**To do**
Extract the lines from the start through the line that holds "(7.6,10.6) -- (752,10.6);", both included, omitting all images.

------------------------------------------------------------------------

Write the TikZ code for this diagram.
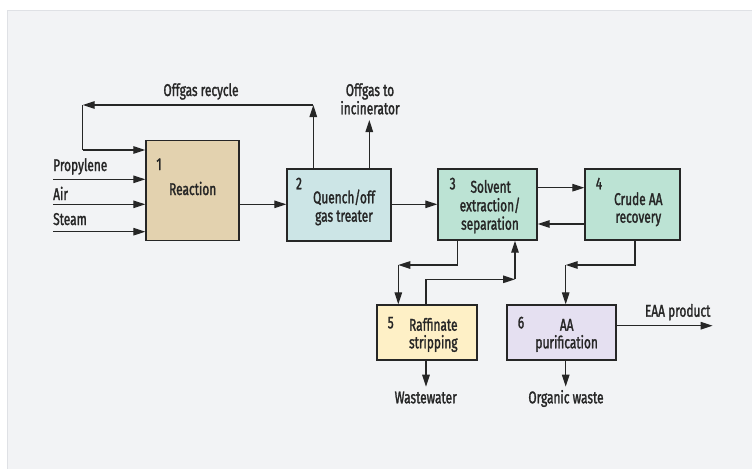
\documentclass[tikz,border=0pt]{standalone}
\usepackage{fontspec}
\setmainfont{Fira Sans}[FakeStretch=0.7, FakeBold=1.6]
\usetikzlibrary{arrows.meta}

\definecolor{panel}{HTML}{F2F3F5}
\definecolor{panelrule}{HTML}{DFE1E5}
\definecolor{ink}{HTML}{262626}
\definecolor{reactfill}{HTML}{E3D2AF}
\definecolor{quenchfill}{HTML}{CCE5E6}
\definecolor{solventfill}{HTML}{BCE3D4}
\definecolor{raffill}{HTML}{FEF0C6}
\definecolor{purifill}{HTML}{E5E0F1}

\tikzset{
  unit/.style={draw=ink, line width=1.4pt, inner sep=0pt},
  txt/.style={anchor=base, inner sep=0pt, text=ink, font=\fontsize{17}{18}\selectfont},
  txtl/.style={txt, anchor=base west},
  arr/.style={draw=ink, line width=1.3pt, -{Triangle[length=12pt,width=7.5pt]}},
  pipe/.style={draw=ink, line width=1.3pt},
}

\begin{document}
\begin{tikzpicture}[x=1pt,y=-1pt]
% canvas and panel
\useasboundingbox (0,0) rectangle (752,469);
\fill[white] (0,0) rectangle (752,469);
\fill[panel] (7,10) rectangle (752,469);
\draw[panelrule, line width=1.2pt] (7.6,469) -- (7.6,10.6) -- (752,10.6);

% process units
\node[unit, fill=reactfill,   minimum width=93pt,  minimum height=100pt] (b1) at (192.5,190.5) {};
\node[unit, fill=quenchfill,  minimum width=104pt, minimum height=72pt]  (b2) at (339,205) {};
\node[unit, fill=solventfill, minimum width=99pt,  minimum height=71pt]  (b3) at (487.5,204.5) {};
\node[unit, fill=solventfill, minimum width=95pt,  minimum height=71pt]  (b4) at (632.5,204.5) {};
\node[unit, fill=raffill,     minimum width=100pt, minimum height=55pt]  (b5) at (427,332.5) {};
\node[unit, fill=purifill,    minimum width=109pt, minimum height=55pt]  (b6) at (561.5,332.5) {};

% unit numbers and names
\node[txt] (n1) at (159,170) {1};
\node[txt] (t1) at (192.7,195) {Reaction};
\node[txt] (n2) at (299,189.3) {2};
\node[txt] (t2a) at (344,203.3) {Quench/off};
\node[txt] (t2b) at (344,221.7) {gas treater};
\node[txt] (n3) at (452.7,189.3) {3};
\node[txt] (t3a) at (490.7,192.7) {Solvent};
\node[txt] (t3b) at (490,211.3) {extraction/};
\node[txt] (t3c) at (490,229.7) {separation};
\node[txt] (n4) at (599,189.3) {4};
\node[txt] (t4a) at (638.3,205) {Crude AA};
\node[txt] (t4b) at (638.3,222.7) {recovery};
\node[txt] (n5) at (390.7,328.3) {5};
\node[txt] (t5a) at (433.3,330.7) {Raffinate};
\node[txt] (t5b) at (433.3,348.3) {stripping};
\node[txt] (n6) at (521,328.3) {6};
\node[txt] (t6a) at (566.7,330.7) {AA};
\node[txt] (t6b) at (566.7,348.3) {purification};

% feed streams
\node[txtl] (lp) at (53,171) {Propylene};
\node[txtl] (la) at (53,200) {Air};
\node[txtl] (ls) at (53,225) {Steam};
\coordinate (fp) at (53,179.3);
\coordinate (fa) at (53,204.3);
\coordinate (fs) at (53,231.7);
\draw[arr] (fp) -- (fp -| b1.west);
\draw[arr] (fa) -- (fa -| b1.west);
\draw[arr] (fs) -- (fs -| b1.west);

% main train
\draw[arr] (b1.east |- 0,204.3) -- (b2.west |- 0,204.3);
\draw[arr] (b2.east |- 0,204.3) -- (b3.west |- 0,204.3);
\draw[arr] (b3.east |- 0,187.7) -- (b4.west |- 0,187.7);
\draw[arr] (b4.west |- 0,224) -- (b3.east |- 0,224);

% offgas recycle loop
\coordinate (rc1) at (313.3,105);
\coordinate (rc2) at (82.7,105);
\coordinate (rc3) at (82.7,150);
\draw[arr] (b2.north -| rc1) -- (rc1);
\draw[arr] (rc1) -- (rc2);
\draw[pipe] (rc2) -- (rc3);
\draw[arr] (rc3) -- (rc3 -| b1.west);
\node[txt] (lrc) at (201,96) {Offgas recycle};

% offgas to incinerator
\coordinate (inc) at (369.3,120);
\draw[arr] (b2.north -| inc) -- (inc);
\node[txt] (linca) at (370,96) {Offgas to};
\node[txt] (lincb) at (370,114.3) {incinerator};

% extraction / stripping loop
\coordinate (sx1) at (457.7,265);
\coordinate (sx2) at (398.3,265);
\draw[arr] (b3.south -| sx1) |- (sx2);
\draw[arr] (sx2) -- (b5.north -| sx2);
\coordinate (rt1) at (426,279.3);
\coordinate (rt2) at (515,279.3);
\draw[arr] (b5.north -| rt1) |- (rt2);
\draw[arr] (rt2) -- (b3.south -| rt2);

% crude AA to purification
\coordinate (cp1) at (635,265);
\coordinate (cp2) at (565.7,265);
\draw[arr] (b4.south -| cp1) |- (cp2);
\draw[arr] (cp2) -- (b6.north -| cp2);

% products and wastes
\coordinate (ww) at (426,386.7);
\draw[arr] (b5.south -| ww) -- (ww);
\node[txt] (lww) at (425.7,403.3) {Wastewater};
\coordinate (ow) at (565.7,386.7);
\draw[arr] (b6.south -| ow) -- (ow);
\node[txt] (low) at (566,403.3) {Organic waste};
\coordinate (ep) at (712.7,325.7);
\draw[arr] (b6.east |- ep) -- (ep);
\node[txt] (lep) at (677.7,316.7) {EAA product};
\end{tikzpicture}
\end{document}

------------------------------------------------------------------------

**Answer for the task**
Write the TikZ code for this diagram.
\documentclass[tikz,border=0pt]{standalone}
\usepackage{fontspec}
\setmainfont{Fira Sans}[FakeStretch=0.7, FakeBold=1.6]
\usetikzlibrary{arrows.meta}

\definecolor{panel}{HTML}{F2F3F5}
\definecolor{panelrule}{HTML}{DFE1E5}
\definecolor{ink}{HTML}{262626}
\definecolor{reactfill}{HTML}{E3D2AF}
\definecolor{quenchfill}{HTML}{CCE5E6}
\definecolor{solventfill}{HTML}{BCE3D4}
\definecolor{raffill}{HTML}{FEF0C6}
\definecolor{purifill}{HTML}{E5E0F1}

\tikzset{
  unit/.style={draw=ink, line width=1.4pt, inner sep=0pt},
  txt/.style={anchor=base, inner sep=0pt, text=ink, font=\fontsize{17}{18}\selectfont},
  txtl/.style={txt, anchor=base west},
  arr/.style={draw=ink, line width=1.3pt, -{Triangle[length=12pt,width=7.5pt]}},
  pipe/.style={draw=ink, line width=1.3pt},
}

\begin{document}
\begin{tikzpicture}[x=1pt,y=-1pt]
% canvas and panel
\useasboundingbox (0,0) rectangle (752,469);
\fill[white] (0,0) rectangle (752,469);
\fill[panel] (7,10) rectangle (752,469);
\draw[panelrule, line width=1.2pt] (7.6,469) -- (7.6,10.6) -- (752,10.6);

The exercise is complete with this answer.